Sus aventuras contenidas en viñetas, que no suelen sufrir sobresaltos en su rígida secuencia de izquierda a derecha, es un ejemplo de fragmentación lingüística al no incluir lugares emblemáticos que hagan reconocible a la capital o cualquier otra ciudad colombiana. El autor recurre a las situaciones más cotidianas, adobadas con el lenguaje arrabalero de la época para dar ese color local, prescindiendo de entornos familiares. Por ello se identifica a Bogotá, aunque no aparezca por ningún lado. Copetín no fue la primera historieta en Colombia, sus antecesores se remontan a la década del 20 Pero el mérito de nuestro invitado de hoy, es haber apalancado la movida comiquera en un país sin vocación por la difusión del arte gráfico en cualquier manifestación y en un momento donde los creativos no encontraban el reconocimiento a su trabajo como labor social.

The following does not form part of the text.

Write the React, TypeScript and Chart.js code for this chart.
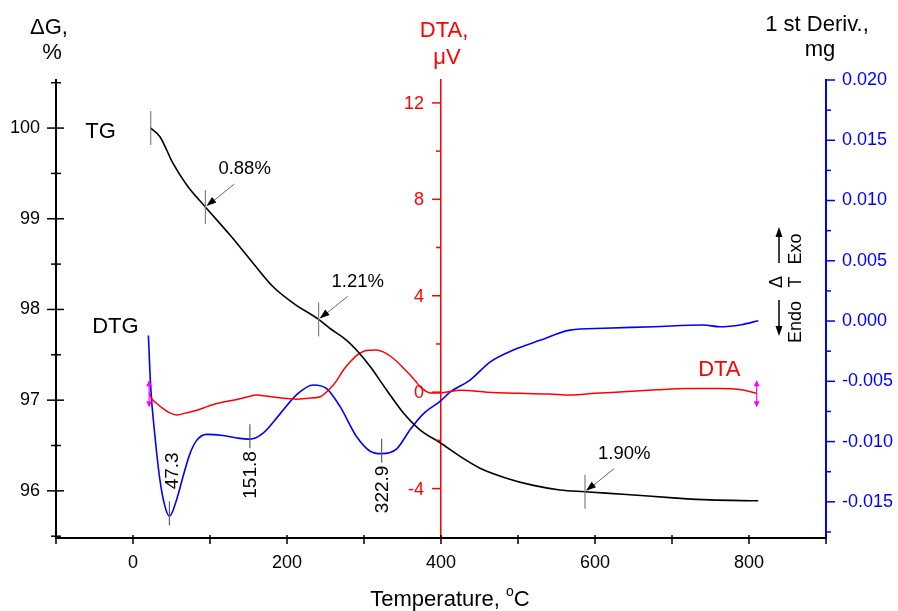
import React, { useEffect, useRef } from 'react';
import { Chart, registerables } from 'chart.js';

Chart.register(...registerables);

const FONT = "Arial, 'Liberation Sans', sans-serif";

// ---- data ----
const tgTemps = [23, 35, 52, 70, 94, 126, 156, 182, 208, 241, 256, 277.5, 290.5, 308, 329.5, 351, 373, 399, 424.7, 450.6, 485, 520, 554.5, 587, 641, 706, 749, 812];
const tgValues = [100.0, 99.905, 99.61, 99.37, 99.13, 98.82, 98.51, 98.25, 98.07, 97.89, 97.79, 97.66, 97.55, 97.37, 97.11, 96.86, 96.67, 96.53, 96.38, 96.25, 96.14, 96.06, 96.01, 95.99, 95.96, 95.92, 95.9, 95.89];

const dtaTemps = [21, 25, 30, 39, 47, 57, 70, 83, 96, 109, 122, 135, 148, 161, 173, 187, 200, 213, 228, 243, 256, 265, 273, 282, 291, 300, 308, 316, 325, 334, 343, 351, 360, 367, 373, 380, 386, 399, 425, 460, 503, 540, 568, 600, 632, 680, 719, 762, 790, 810];
const dtaValues = [-0.05, -0.3, -0.45, -0.68, -0.85, -0.95, -0.85, -0.75, -0.6, -0.47, -0.38, -0.3, -0.2, -0.12, -0.16, -0.22, -0.26, -0.29, -0.25, -0.19, 0.15, 0.5, 0.91, 1.25, 1.54, 1.7, 1.74, 1.75, 1.67, 1.5, 1.26, 1.0, 0.71, 0.45, 0.22, 0.05, -0.03, -0.03, 0.08, 0.0, -0.05, -0.08, -0.12, -0.05, 0.01, 0.1, 0.15, 0.15, 0.1, -0.05];

const dtgTemps = [20, 23, 28.6, 35, 41.6, 47.3, 56.7, 65, 74, 82.7, 95.7, 117, 135, 151.8, 169, 191, 212.6, 234, 251.5, 269, 290.5, 308, 322.9, 342.5, 360, 377, 400, 411.7, 437.7, 463.6, 494, 528.6, 567.5, 611, 676, 741, 762, 790, 812];
const dtgValues = [-0.0012, -0.0055, -0.0096, -0.0132, -0.0154, -0.0162, -0.0148, -0.0129, -0.011, -0.0099, -0.0094, -0.0095, -0.0097, -0.0098, -0.0093, -0.0077, -0.0061, -0.0053, -0.0056, -0.0071, -0.0096, -0.0108, -0.011, -0.0106, -0.009, -0.0077, -0.0066, -0.0059, -0.0049, -0.0034, -0.0024, -0.0016, -0.00075, -0.0006, -0.00047, -0.00033, -0.00047, -0.0003, 0.00003];

// mass-loss step markers on TG
const stepTemps = [23, 94, 241, 587];
const stepLabels = ['', '0.88%', '1.21%', '1.90%'];
// DTG peak markers
const peakTemps = [47.3, 151.8, 322.9];
const peakLabels = ['47.3', '151.8', '322.9'];

// ---- axis ticks ----
const xTicks = [-100, 0, 100, 200, 300, 400, 500, 600, 700, 800, 900];
const tgTicks = [95.5, 96, 96.5, 97, 97.5, 98, 98.5, 99, 99.5, 100, 100.5];
const dtaTicks = [-4, -2, 0, 2, 4, 6, 8, 10, 12];
const dtgTicks = [-0.0175, -0.015, -0.0125, -0.01, -0.0075, -0.005, -0.0025, 0, 0.0025, 0.005, 0.0075, 0.01, 0.0125, 0.015, 0.0175, 0.02];

const isMajorTG = (v: number) => Math.abs(v - Math.round(v)) < 1e-9;
const isMajorX = (v: number) => Math.abs(v % 200) < 1e-9;
const isMajorDTA = (v: number) => Math.abs(v % 4) < 1e-9;
const isMajorDTG = (v: number) => Math.abs(v / 0.005 - Math.round(v / 0.005)) < 1e-6;

function arrowHead(ctx: CanvasRenderingContext2D, x0: number, y0: number, x1: number, y1: number, len: number, w: number) {
  const a = Math.atan2(y1 - y0, x1 - x0);
  ctx.beginPath();
  ctx.moveTo(x1, y1);
  ctx.lineTo(x1 - len * Math.cos(a) + w * Math.sin(a), y1 - len * Math.sin(a) - w * Math.cos(a));
  ctx.lineTo(x1 - len * Math.cos(a) - w * Math.sin(a), y1 - len * Math.sin(a) + w * Math.cos(a));
  ctx.closePath();
  ctx.fill();
}

function line(ctx: CanvasRenderingContext2D, x0: number, y0: number, x1: number, y1: number) {
  ctx.beginPath();
  ctx.moveTo(x0, y0);
  ctx.lineTo(x1, y1);
  ctx.stroke();
}

const decor = {
  id: 'decor',
  afterDraw(chart: any) {
    const ctx: CanvasRenderingContext2D = chart.ctx;
    const sx = chart.scales.x;
    const sTG = chart.scales.yTG;
    const sDTA = chart.scales.yDTA;
    const sDTG = chart.scales.yDTG;
    const ca = chart.chartArea;
    ctx.save();

    // tick marks
    ctx.lineWidth = 1.5;
    ctx.strokeStyle = '#000';
    xTicks.forEach((v) => {
      const p = sx.getPixelForValue(v);
      line(ctx, p, ca.bottom - 3, p, ca.bottom + 6);
    });
    tgTicks.forEach((v) => {
      const p = sTG.getPixelForValue(v);
      if (isMajorTG(v)) line(ctx, ca.left - 9, p, ca.left + 8, p);
      else line(ctx, ca.left - 5, p, ca.left + 5, p);
    });
    const redX = sx.getPixelForValue(400);
    ctx.strokeStyle = '#ff0000';
    ctx.fillStyle = '#ff0000';
    ctx.font = `18px ${FONT}`;
    ctx.textAlign = 'right';
    ctx.textBaseline = 'middle';
    dtaTicks.forEach((v) => {
      const p = sDTA.getPixelForValue(v);
      line(ctx, redX - (isMajorDTA(v) ? 9 : 5), p, redX, p);
      if (isMajorDTA(v)) ctx.fillText(String(v), redX - 17, p + 1);
    });
    ctx.strokeStyle = '#0000ff';
    dtgTicks.forEach((v) => {
      const p = sDTG.getPixelForValue(v);
      line(ctx, ca.right, p, ca.right + (isMajorDTG(v) ? 9 : 5), p);
    });

    // TG step markers
    ctx.font = `18.5px ${FONT}`;
    ctx.textBaseline = 'middle';
    ctx.textAlign = 'left';
    stepTemps.forEach((t, i) => {
      const px = sx.getPixelForValue(t);
      const py = sTG.getPixelForValue(tgValues[tgTemps.indexOf(t)]);
      ctx.strokeStyle = '#808080';
      ctx.lineWidth = 1.2;
      line(ctx, px, py - 17, px, py + 17);
      if (stepLabels[i]) {
        ctx.fillStyle = '#000';
        ctx.fillText(stepLabels[i], px + 13, py - 38);
        ctx.strokeStyle = '#404040';
        ctx.lineWidth = 0.8;
        line(ctx, px + 29, py - 23, px + 3, py - 2);
        ctx.fillStyle = '#000';
        arrowHead(ctx, px + 29, py - 23, px + 1, py - 1, 10, 3.5);
      }
    });

    // DTG peak markers
    ctx.font = `19px ${FONT}`;
    peakTemps.forEach((t, i) => {
      const px = sx.getPixelForValue(t);
      const py = sDTG.getPixelForValue(dtgValues[dtgTemps.indexOf(t)]);
      ctx.strokeStyle = '#606060';
      ctx.lineWidth = 1.2;
      line(ctx, px, py - 15, px, py + 9);
      ctx.save();
      ctx.fillStyle = '#000';
      ctx.textBaseline = 'middle';
      if (i === 0) {
        ctx.translate(px + 3, py - 27);
        ctx.rotate(-Math.PI / 2);
        ctx.textAlign = 'left';
      } else {
        ctx.translate(px + 1, py + 12);
        ctx.rotate(-Math.PI / 2);
        ctx.textAlign = 'right';
      }
      ctx.fillText(peakLabels[i], 0, 0);
      ctx.restore();
    });

    // DTA start / end markers (magenta double arrows)
    ctx.strokeStyle = '#ff00ff';
    ctx.fillStyle = '#ff00ff';
    ctx.lineWidth = 1.2;
    [0, dtaTemps.length - 1].forEach((k) => {
      const px = sx.getPixelForValue(dtaTemps[k]);
      const py = sDTA.getPixelForValue(dtaValues[k]);
      line(ctx, px, py - 12, px, py + 13);
      arrowHead(ctx, px, py, px, py - 13, 6, 3);
      arrowHead(ctx, px, py, px, py + 14, 6, 3);
    });

    // curve labels
    ctx.font = `22px ${FONT}`;
    ctx.textAlign = 'left';
    ctx.fillStyle = '#000';
    ctx.fillText('TG', sx.getPixelForValue(-62), sTG.getPixelForValue(99.96));
    ctx.fillText('DTG', sx.getPixelForValue(-53), sDTG.getPixelForValue(-0.0005));
    ctx.fillStyle = '#ff0000';
    ctx.fillText('DTA', sx.getPixelForValue(734), sDTA.getPixelForValue(0.91));

    // axis titles
    ctx.textAlign = 'center';
    ctx.fillStyle = '#000';
    ctx.fillText('\u0394G,', 49, 28);
    ctx.fillText('%', 52, 53);
    ctx.fillText('1 st Deriv.,', 817, 25);
    ctx.fillText('mg', 820, 50);
    ctx.fillStyle = '#ff0000';
    ctx.fillText('DTA,', 444, 31);
    ctx.fillText('\u03BCV', 447, 58);

    // x title with superscript o
    ctx.fillStyle = '#000';
    const cx = (ca.left + ca.right) / 2 + 9;
    const t1 = 'Temperature, ';
    const w1 = ctx.measureText(t1).width;
    ctx.font = `14px ${FONT}`;
    const wo = ctx.measureText('o').width;
    ctx.font = `22px ${FONT}`;
    const wc = ctx.measureText('C').width;
    const start = cx - (w1 + wo + wc) / 2;
    ctx.textAlign = 'left';
    ctx.fillText(t1, start, 600);
    ctx.font = `14px ${FONT}`;
    ctx.fillText('o', start + w1, 592);
    ctx.font = `22px ${FONT}`;
    ctx.fillText('C', start + w1 + wo, 600);

    // Exo / Endo indicator
    const ax = ca.right - 47;
    ctx.strokeStyle = '#000';
    ctx.fillStyle = '#000';
    ctx.lineWidth = 1.5;
    line(ctx, ax, 263, ax, 234);
    arrowHead(ctx, ax, 263, ax, 227, 10, 3.5);
    line(ctx, ax, 300, ax, 329);
    arrowHead(ctx, ax, 300, ax, 336, 10, 3.5);
    ctx.font = `18px ${FONT}`;
    ctx.textBaseline = 'middle';
    const rot = (txt: string, x: number, y: number) => {
      ctx.save();
      ctx.translate(x, y);
      ctx.rotate(-Math.PI / 2);
      ctx.textAlign = 'center';
      ctx.fillText(txt, 0, 0);
      ctx.restore();
    };
    rot('Exo', ax + 17, 249);
    rot('T', ax + 17, 282);
    rot('Endo', ax + 17, 322);
    rot('\u0394', ax - 2, 282);

    ctx.restore();
  },
};

export default function App() {
  const ref = useRef<HTMLCanvasElement>(null);
  useEffect(() => {
    if (!ref.current) return;
    const pts = (xs: number[], ys: number[]) => xs.map((x, i) => ({ x, y: ys[i] }));
    const tickFont = { family: FONT, size: 18 };
    const chart = new Chart(ref.current, {
      type: 'line',
      data: {
        datasets: [
          { label: 'TG', data: pts(tgTemps, tgValues), yAxisID: 'yTG', borderColor: '#000', borderWidth: 1.6, pointRadius: 0, cubicInterpolationMode: 'monotone', fill: false },
          { label: 'DTA', data: pts(dtaTemps, dtaValues), yAxisID: 'yDTA', borderColor: '#ff0000', borderWidth: 1.5, pointRadius: 0, cubicInterpolationMode: 'monotone', fill: false },
          { label: 'DTG', data: pts(dtgTemps, dtgValues), yAxisID: 'yDTG', borderColor: '#0000ff', borderWidth: 1.6, pointRadius: 0, cubicInterpolationMode: 'monotone', fill: false },
        ],
      },
      options: {
        responsive: false,
        animation: false,
        devicePixelRatio: 1,
        layout: { padding: { top: 80, left: 0, right: 0, bottom: 0 } },
        plugins: { legend: { display: false }, tooltip: { enabled: false } },
        scales: {
          x: {
            type: 'linear',
            position: 'bottom',
            min: -100,
            max: 900,
            afterBuildTicks: (s: any) => { s.ticks = xTicks.map((v) => ({ value: v })); },
            afterFit: (s: any) => { s.height = 73; },
            grid: { display: true, drawOnChartArea: false, drawTicks: true, tickLength: 6, color: 'rgba(0,0,0,0)' },
            border: { display: true, color: '#000', width: 2 },
            ticks: { autoSkip: false, maxRotation: 0, padding: 8, color: '#000', font: tickFont, callback: (v: any) => (isMajorX(Number(v)) ? String(v) : '') },
          },
          yTG: {
            type: 'linear',
            position: 'left',
            min: 95.48,
            max: 100.53,
            afterBuildTicks: (s: any) => { s.ticks = tgTicks.map((v) => ({ value: v })); },
            afterFit: (s: any) => { s.width = 56; },
            grid: { display: true, drawOnChartArea: false, drawTicks: true, tickLength: 9, color: 'rgba(0,0,0,0)' },
            border: { display: true, color: '#000', width: 2 },
            ticks: { autoSkip: false, padding: 7, color: '#000', font: tickFont, callback: (v: any) => (isMajorTG(Number(v)) ? String(v) : '') },
          },
          yDTG: {
            type: 'linear',
            position: 'right',
            min: -0.018,
            max: 0.02,
            afterBuildTicks: (s: any) => { s.ticks = dtgTicks.map((v) => ({ value: v })); },
            afterFit: (s: any) => { s.width = 72; },
            grid: { display: true, drawOnChartArea: false, drawTicks: true, tickLength: 9, color: 'rgba(0,0,0,0)' },
            border: { display: true, color: '#0000ff', width: 2 },
            ticks: { autoSkip: false, padding: 7, color: '#0000ff', font: tickFont, callback: (v: any) => (isMajorDTG(Number(v)) ? Number(v).toFixed(3) : '') },
          },
          yDTA: {
            type: 'linear',
            position: { x: 400 },
            min: -6.05,
            max: 12.95,
            afterBuildTicks: (s: any) => { s.ticks = dtaTicks.map((v) => ({ value: v })); },
            grid: { display: false, drawOnChartArea: false },
            border: { display: true, color: '#ff0000', width: 1.5 },
            ticks: { display: false },
          },
        },
      } as any,
      plugins: [decor],
    });
    return () => chart.destroy();
  }, []);
  return (
    <div style={{ position: 'absolute', left: 0, top: 0, width: 898, height: 611, background: '#fff' }}>
      <canvas ref={ref} width={898} height={611} style={{ width: 898, height: 611, display: 'block' }} />
    </div>
  );
}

Apenas hasta ahora hay avances significativos.
La vida de Ernesto Franco en paralelo a ese gamín que no tiene mucho para ofrecer, excepto su ingenio que es tomado como innecesario, refleja aquello a lo cual se enfrentan cientos de creativos, que deben solventar sus métodos de supervivencia en beneficio de su verdadero interés, llámese como sea, artístico o negocio personal. Un dato no menor, es que el destino parece premiar a los que se dedican al trazo como proyecto de vida, pues como muchos otros del gremio, Franco muere longevo y activo en 2017 rondando los noventa años, satisfecho de otorgar dignidad a su vida dedicada al dibujo. Es mejor que Copetín se quede en el imaginario como el muchachito pícaro al cual no se le escapaba ninguna situación relacionada con corrupción política, diferencia de clases o simplemente, estupidez humana. A lo mejor, de adulto, pudo perseverar hasta conseguir un empleo en alguna entidad del estado, o tal vez, alguien descubrió su talento humorístico y lo contrató para trabajar en algún programa de televisión sin revelar su verdadera identidad. Por ahora, despidámonos, tal como solían aparecer tituladas las ediciones del suplemento a color, con un: «Feliz domingo», o para el caso, «Feliz semana».